Given data.
______________________________

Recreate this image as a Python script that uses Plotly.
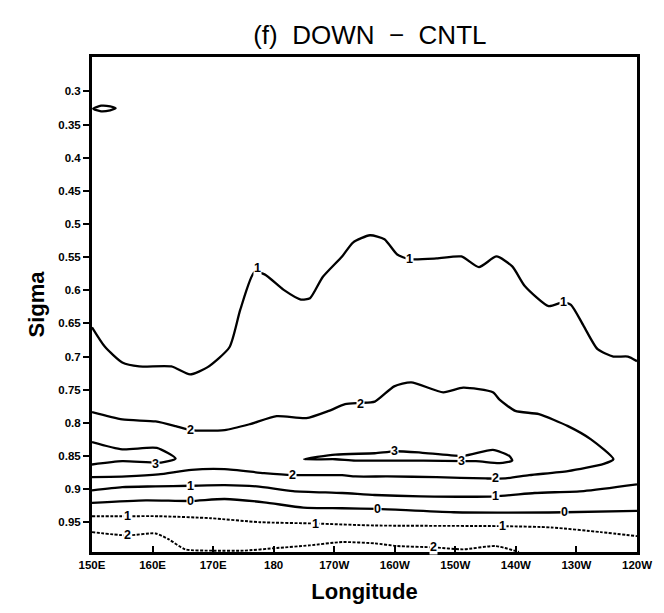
import plotly.graph_objects as go

# ---- axis ticks ----
lon_ticks = [150, 160, 170, 180, 190, 200, 210, 220, 230, 240]
lon_tick_labels = ["150E", "160E", "170E", "180", "170W", "160W", "150W", "140W", "130W", "120W"]
sigma_ticks = [0.3, 0.35, 0.4, 0.45, 0.5, 0.55, 0.6, 0.65, 0.7, 0.75, 0.8, 0.85, 0.9, 0.95]
sigma_tick_labels = ["0.3", "0.35", "0.4", "0.45", "0.5", "0.55", "0.6", "0.65", "0.7", "0.75", "0.8", "0.85", "0.9", "0.95"]

# ---- contour paths (longitude in degrees east, sigma) ----
c1_upper_lon = [150, 152.1, 155, 157.8, 163.1, 166.2, 169.1, 172.7, 174.5, 176.8, 178.5, 181.6, 184.5, 186, 188.1,
                191.3, 193.1, 195.9, 198.3, 200.4, 202.4, 206.9, 211, 213.9, 216.8, 219.4, 221.5, 225.4, 227.8,
                229.1, 231.2, 233.5, 236.1, 238.5, 240]
c1_upper_sig = [0.656, 0.685, 0.709, 0.715, 0.715, 0.727, 0.716, 0.686, 0.629, 0.573, 0.576, 0.599, 0.614, 0.612, 0.58,
                0.549, 0.528, 0.517, 0.523, 0.546, 0.553, 0.552, 0.549, 0.565, 0.549, 0.564, 0.594, 0.624, 0.618,
                0.622, 0.654, 0.689, 0.700, 0.700, 0.707]

c1_blob_lon = [150.2, 151.5, 153.0, 153.9, 153.0, 151.5, 150.2]
c1_blob_sig = [0.326, 0.3215, 0.3225, 0.3255, 0.3285, 0.3300, 0.326]

c2_lon = [150, 155, 160.5, 163.8, 166.2, 171.9, 176.1, 180.5, 185.4, 189.1, 191.8, 194.3, 196.7, 199.9, 202.7,
          208, 211.3, 216.2, 217.3, 219.9, 223.8, 228.6, 232.4, 236.1, 234.5, 228.6, 222.2, 218.3, 215, 206.9,
          198.8, 193.5, 191.3, 183.1, 178.4, 171.9, 166.4, 161, 155.7, 150]
c2_sig = [0.784, 0.795, 0.798, 0.805, 0.811, 0.811, 0.802, 0.790, 0.793, 0.782, 0.772, 0.770, 0.768, 0.745, 0.739,
          0.754, 0.747, 0.754, 0.765, 0.782, 0.787, 0.805, 0.825, 0.855, 0.862, 0.873, 0.879, 0.884, 0.884, 0.882,
          0.881, 0.881, 0.879, 0.879, 0.876, 0.870, 0.871, 0.878, 0.881, 0.882]

c3_left_lon = [150, 155, 160.7, 163.8, 161.4, 155, 150]
c3_left_sig = [0.829, 0.840, 0.838, 0.854, 0.860, 0.858, 0.863]

c3_right_lon = [185, 190.2, 196.7, 199.9, 204.3, 211.3, 216.2, 218.9, 219.4, 217.3, 213.4, 204.3, 193.5, 190.2, 185]
c3_right_sig = [0.855, 0.848, 0.846, 0.843, 0.845, 0.850, 0.841, 0.850, 0.857, 0.861, 0.858, 0.857, 0.857, 0.855, 0.855]

c1_lower_lon = [150, 155, 160.5, 166.2, 171.9, 177.2, 183.2, 191.3, 196.7, 204.3, 216.6, 223.1, 231.2, 240]
c1_lower_sig = [0.902, 0.897, 0.896, 0.895, 0.894, 0.896, 0.903, 0.906, 0.909, 0.911, 0.911, 0.906, 0.903, 0.893]

c0_lon = [150, 158.9, 166.2, 171.9, 178.4, 184.9, 191.3, 197.2, 209.7, 228, 240]
c0_sig = [0.921, 0.917, 0.918, 0.915, 0.920, 0.928, 0.929, 0.930, 0.935, 0.935, 0.933]

cm1_lon = [150, 155.8, 161, 169.6, 177.7, 186.9, 196.7, 217.8, 225.9, 234, 240]
cm1_sig = [0.941, 0.941, 0.941, 0.944, 0.950, 0.952, 0.955, 0.956, 0.958, 0.965, 0.971]

cm2_lon = [150, 155.8, 160.5, 162.7, 165.4, 170, 175, 180.5, 185.9, 191.3, 196.7, 200.4, 206.4, 211.3, 216.6, 220.5]
cm2_sig = [0.965, 0.970, 0.967, 0.976, 0.991, 0.993, 0.993, 0.989, 0.985, 0.980, 0.982, 0.986, 0.988, 0.991, 0.986, 0.995]

# ---- contour labels (lon, sigma, text) ----
label_lon = [177.3, 202.4, 227.8, 166.2, 194.3, 183.1, 216.6, 160.5, 199.9, 211.0, 166.2, 216.6, 166.2, 197.2, 228.0,
             155.8, 186.9, 217.8, 155.8, 206.4]
label_sig = [0.567, 0.553, 0.618, 0.811, 0.771, 0.879, 0.884, 0.862, 0.843, 0.858, 0.895, 0.911, 0.918, 0.930, 0.935,
             0.941, 0.952, 0.956, 0.970, 0.988]
label_txt = ["1", "1", "1", "2", "2", "2", "2", "3", "3", "3", "1", "1", "0", "0", "0",
             "1", "1", "1", "2", "2"]

solid_paths = [(c1_upper_lon, c1_upper_sig), (c1_blob_lon, c1_blob_sig), (c2_lon, c2_sig),
               (c3_left_lon, c3_left_sig), (c3_right_lon, c3_right_sig), (c1_lower_lon, c1_lower_sig),
               (c0_lon, c0_sig)]
dashed_paths = [(cm1_lon, cm1_sig), (cm2_lon, cm2_sig)]

fig = go.Figure()
for xs, ys in solid_paths:
    fig.add_trace(go.Scatter(x=xs, y=ys, mode="lines", line=dict(color="black", width=2.3, shape="spline", smoothing=0.6),
                             hoverinfo="skip", showlegend=False))
for xs, ys in dashed_paths:
    fig.add_trace(go.Scatter(x=xs, y=ys, mode="lines",
                             line=dict(color="black", width=1.9, dash="3px,1.5px", shape="spline", smoothing=0.6),
                             hoverinfo="skip", showlegend=False))

for lx, ly, lt in zip(label_lon, label_sig, label_txt):
    fig.add_annotation(x=lx, y=ly, text="<b>" + lt + "</b>", showarrow=False, bgcolor="white", borderpad=0,
                       font=dict(family="Liberation Sans, Arial", size=12.5, color="black"))

tick_font = dict(family="Liberation Sans, Arial", size=11.5, color="black")
bold = lambda labels: ["<b>" + t + "</b>" for t in labels]

fig.update_layout(
    width=664, height=613,
    margin=dict(l=92, r=17, t=57, b=61),
    paper_bgcolor="white", plot_bgcolor="white",
    title=dict(text="(f)  DOWN  \u2212  CNTL", x=0.557, xanchor="center", y=0.943, yanchor="middle",
               font=dict(family="Liberation Sans, Arial", size=26, color="black")),
    xaxis=dict(range=[150, 240], tickvals=lon_ticks, ticktext=bold(lon_tick_labels), ticks="inside", ticklen=6,
               tickwidth=2, tickcolor="black", showline=True, linewidth=3, linecolor="black", mirror=True,
               showgrid=False, zeroline=False, tickfont=tick_font,
               title=dict(text="Longitude", standoff=14,
                          font=dict(family="Liberation Sans, Arial", size=22, color="black", weight="bold"))),
    yaxis=dict(range=[0.995, 0.248], tickvals=sigma_ticks, ticktext=bold(sigma_tick_labels), ticks="outside", ticklen=6,
               tickwidth=2, tickcolor="black", showline=True, linewidth=3, linecolor="black", mirror=True,
               showgrid=False, zeroline=False, tickfont=tick_font,
               title=dict(text="Sigma", standoff=8,
                          font=dict(family="Liberation Sans, Arial", size=22, color="black", weight="bold"))),
)

fig.write_html("out.html")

______________________________

Quote the material word for word, dropping any images it holds.

Recreate this image as a Python script that uses Plotly.
import plotly.graph_objects as go

# ---- axis ticks ----
lon_ticks = [150, 160, 170, 180, 190, 200, 210, 220, 230, 240]
lon_tick_labels = ["150E", "160E", "170E", "180", "170W", "160W", "150W", "140W", "130W", "120W"]
sigma_ticks = [0.3, 0.35, 0.4, 0.45, 0.5, 0.55, 0.6, 0.65, 0.7, 0.75, 0.8, 0.85, 0.9, 0.95]
sigma_tick_labels = ["0.3", "0.35", "0.4", "0.45", "0.5", "0.55", "0.6", "0.65", "0.7", "0.75", "0.8", "0.85", "0.9", "0.95"]

# ---- contour paths (longitude in degrees east, sigma) ----
c1_upper_lon = [150, 152.1, 155, 157.8, 163.1, 166.2, 169.1, 172.7, 174.5, 176.8, 178.5, 181.6, 184.5, 186, 188.1,
                191.3, 193.1, 195.9, 198.3, 200.4, 202.4, 206.9, 211, 213.9, 216.8, 219.4, 221.5, 225.4, 227.8,
                229.1, 231.2, 233.5, 236.1, 238.5, 240]
c1_upper_sig = [0.656, 0.685, 0.709, 0.715, 0.715, 0.727, 0.716, 0.686, 0.629, 0.573, 0.576, 0.599, 0.614, 0.612, 0.58,
                0.549, 0.528, 0.517, 0.523, 0.546, 0.553, 0.552, 0.549, 0.565, 0.549, 0.564, 0.594, 0.624, 0.618,
                0.622, 0.654, 0.689, 0.700, 0.700, 0.707]

c1_blob_lon = [150.2, 151.5, 153.0, 153.9, 153.0, 151.5, 150.2]
c1_blob_sig = [0.326, 0.3215, 0.3225, 0.3255, 0.3285, 0.3300, 0.326]

c2_lon = [150, 155, 160.5, 163.8, 166.2, 171.9, 176.1, 180.5, 185.4, 189.1, 191.8, 194.3, 196.7, 199.9, 202.7,
          208, 211.3, 216.2, 217.3, 219.9, 223.8, 228.6, 232.4, 236.1, 234.5, 228.6, 222.2, 218.3, 215, 206.9,
          198.8, 193.5, 191.3, 183.1, 178.4, 171.9, 166.4, 161, 155.7, 150]
c2_sig = [0.784, 0.795, 0.798, 0.805, 0.811, 0.811, 0.802, 0.790, 0.793, 0.782, 0.772, 0.770, 0.768, 0.745, 0.739,
          0.754, 0.747, 0.754, 0.765, 0.782, 0.787, 0.805, 0.825, 0.855, 0.862, 0.873, 0.879, 0.884, 0.884, 0.882,
          0.881, 0.881, 0.879, 0.879, 0.876, 0.870, 0.871, 0.878, 0.881, 0.882]

c3_left_lon = [150, 155, 160.7, 163.8, 161.4, 155, 150]
c3_left_sig = [0.829, 0.840, 0.838, 0.854, 0.860, 0.858, 0.863]

c3_right_lon = [185, 190.2, 196.7, 199.9, 204.3, 211.3, 216.2, 218.9, 219.4, 217.3, 213.4, 204.3, 193.5, 190.2, 185]
c3_right_sig = [0.855, 0.848, 0.846, 0.843, 0.845, 0.850, 0.841, 0.850, 0.857, 0.861, 0.858, 0.857, 0.857, 0.855, 0.855]

c1_lower_lon = [150, 155, 160.5, 166.2, 171.9, 177.2, 183.2, 191.3, 196.7, 204.3, 216.6, 223.1, 231.2, 240]
c1_lower_sig = [0.902, 0.897, 0.896, 0.895, 0.894, 0.896, 0.903, 0.906, 0.909, 0.911, 0.911, 0.906, 0.903, 0.893]

c0_lon = [150, 158.9, 166.2, 171.9, 178.4, 184.9, 191.3, 197.2, 209.7, 228, 240]
c0_sig = [0.921, 0.917, 0.918, 0.915, 0.920, 0.928, 0.929, 0.930, 0.935, 0.935, 0.933]

cm1_lon = [150, 155.8, 161, 169.6, 177.7, 186.9, 196.7, 217.8, 225.9, 234, 240]
cm1_sig = [0.941, 0.941, 0.941, 0.944, 0.950, 0.952, 0.955, 0.956, 0.958, 0.965, 0.971]

cm2_lon = [150, 155.8, 160.5, 162.7, 165.4, 170, 175, 180.5, 185.9, 191.3, 196.7, 200.4, 206.4, 211.3, 216.6, 220.5]
cm2_sig = [0.965, 0.970, 0.967, 0.976, 0.991, 0.993, 0.993, 0.989, 0.985, 0.980, 0.982, 0.986, 0.988, 0.991, 0.986, 0.995]

# ---- contour labels (lon, sigma, text) ----
label_lon = [177.3, 202.4, 227.8, 166.2, 194.3, 183.1, 216.6, 160.5, 199.9, 211.0, 166.2, 216.6, 166.2, 197.2, 228.0,
             155.8, 186.9, 217.8, 155.8, 206.4]
label_sig = [0.567, 0.553, 0.618, 0.811, 0.771, 0.879, 0.884, 0.862, 0.843, 0.858, 0.895, 0.911, 0.918, 0.930, 0.935,
             0.941, 0.952, 0.956, 0.970, 0.988]
label_txt = ["1", "1", "1", "2", "2", "2", "2", "3", "3", "3", "1", "1", "0", "0", "0",
             "1", "1", "1", "2", "2"]

solid_paths = [(c1_upper_lon, c1_upper_sig), (c1_blob_lon, c1_blob_sig), (c2_lon, c2_sig),
               (c3_left_lon, c3_left_sig), (c3_right_lon, c3_right_sig), (c1_lower_lon, c1_lower_sig),
               (c0_lon, c0_sig)]
dashed_paths = [(cm1_lon, cm1_sig), (cm2_lon, cm2_sig)]

fig = go.Figure()
for xs, ys in solid_paths:
    fig.add_trace(go.Scatter(x=xs, y=ys, mode="lines", line=dict(color="black", width=2.3, shape="spline", smoothing=0.6),
                             hoverinfo="skip", showlegend=False))
for xs, ys in dashed_paths:
    fig.add_trace(go.Scatter(x=xs, y=ys, mode="lines",
                             line=dict(color="black", width=1.9, dash="3px,1.5px", shape="spline", smoothing=0.6),
                             hoverinfo="skip", showlegend=False))

for lx, ly, lt in zip(label_lon, label_sig, label_txt):
    fig.add_annotation(x=lx, y=ly, text="<b>" + lt + "</b>", showarrow=False, bgcolor="white", borderpad=0,
                       font=dict(family="Liberation Sans, Arial", size=12.5, color="black"))

tick_font = dict(family="Liberation Sans, Arial", size=11.5, color="black")
bold = lambda labels: ["<b>" + t + "</b>" for t in labels]

fig.update_layout(
    width=664, height=613,
    margin=dict(l=92, r=17, t=57, b=61),
    paper_bgcolor="white", plot_bgcolor="white",
    title=dict(text="(f)  DOWN  \u2212  CNTL", x=0.557, xanchor="center", y=0.943, yanchor="middle",
               font=dict(family="Liberation Sans, Arial", size=26, color="black")),
    xaxis=dict(range=[150, 240], tickvals=lon_ticks, ticktext=bold(lon_tick_labels), ticks="inside", ticklen=6,
               tickwidth=2, tickcolor="black", showline=True, linewidth=3, linecolor="black", mirror=True,
               showgrid=False, zeroline=False, tickfont=tick_font,
               title=dict(text="Longitude", standoff=14,
                          font=dict(family="Liberation Sans, Arial", size=22, color="black", weight="bold"))),
    yaxis=dict(range=[0.995, 0.248], tickvals=sigma_ticks, ticktext=bold(sigma_tick_labels), ticks="outside", ticklen=6,
               tickwidth=2, tickcolor="black", showline=True, linewidth=3, linecolor="black", mirror=True,
               showgrid=False, zeroline=False, tickfont=tick_font,
               title=dict(text="Sigma", standoff=8,
                          font=dict(family="Liberation Sans, Arial", size=22, color="black", weight="bold"))),
)

fig.write_html("out.html")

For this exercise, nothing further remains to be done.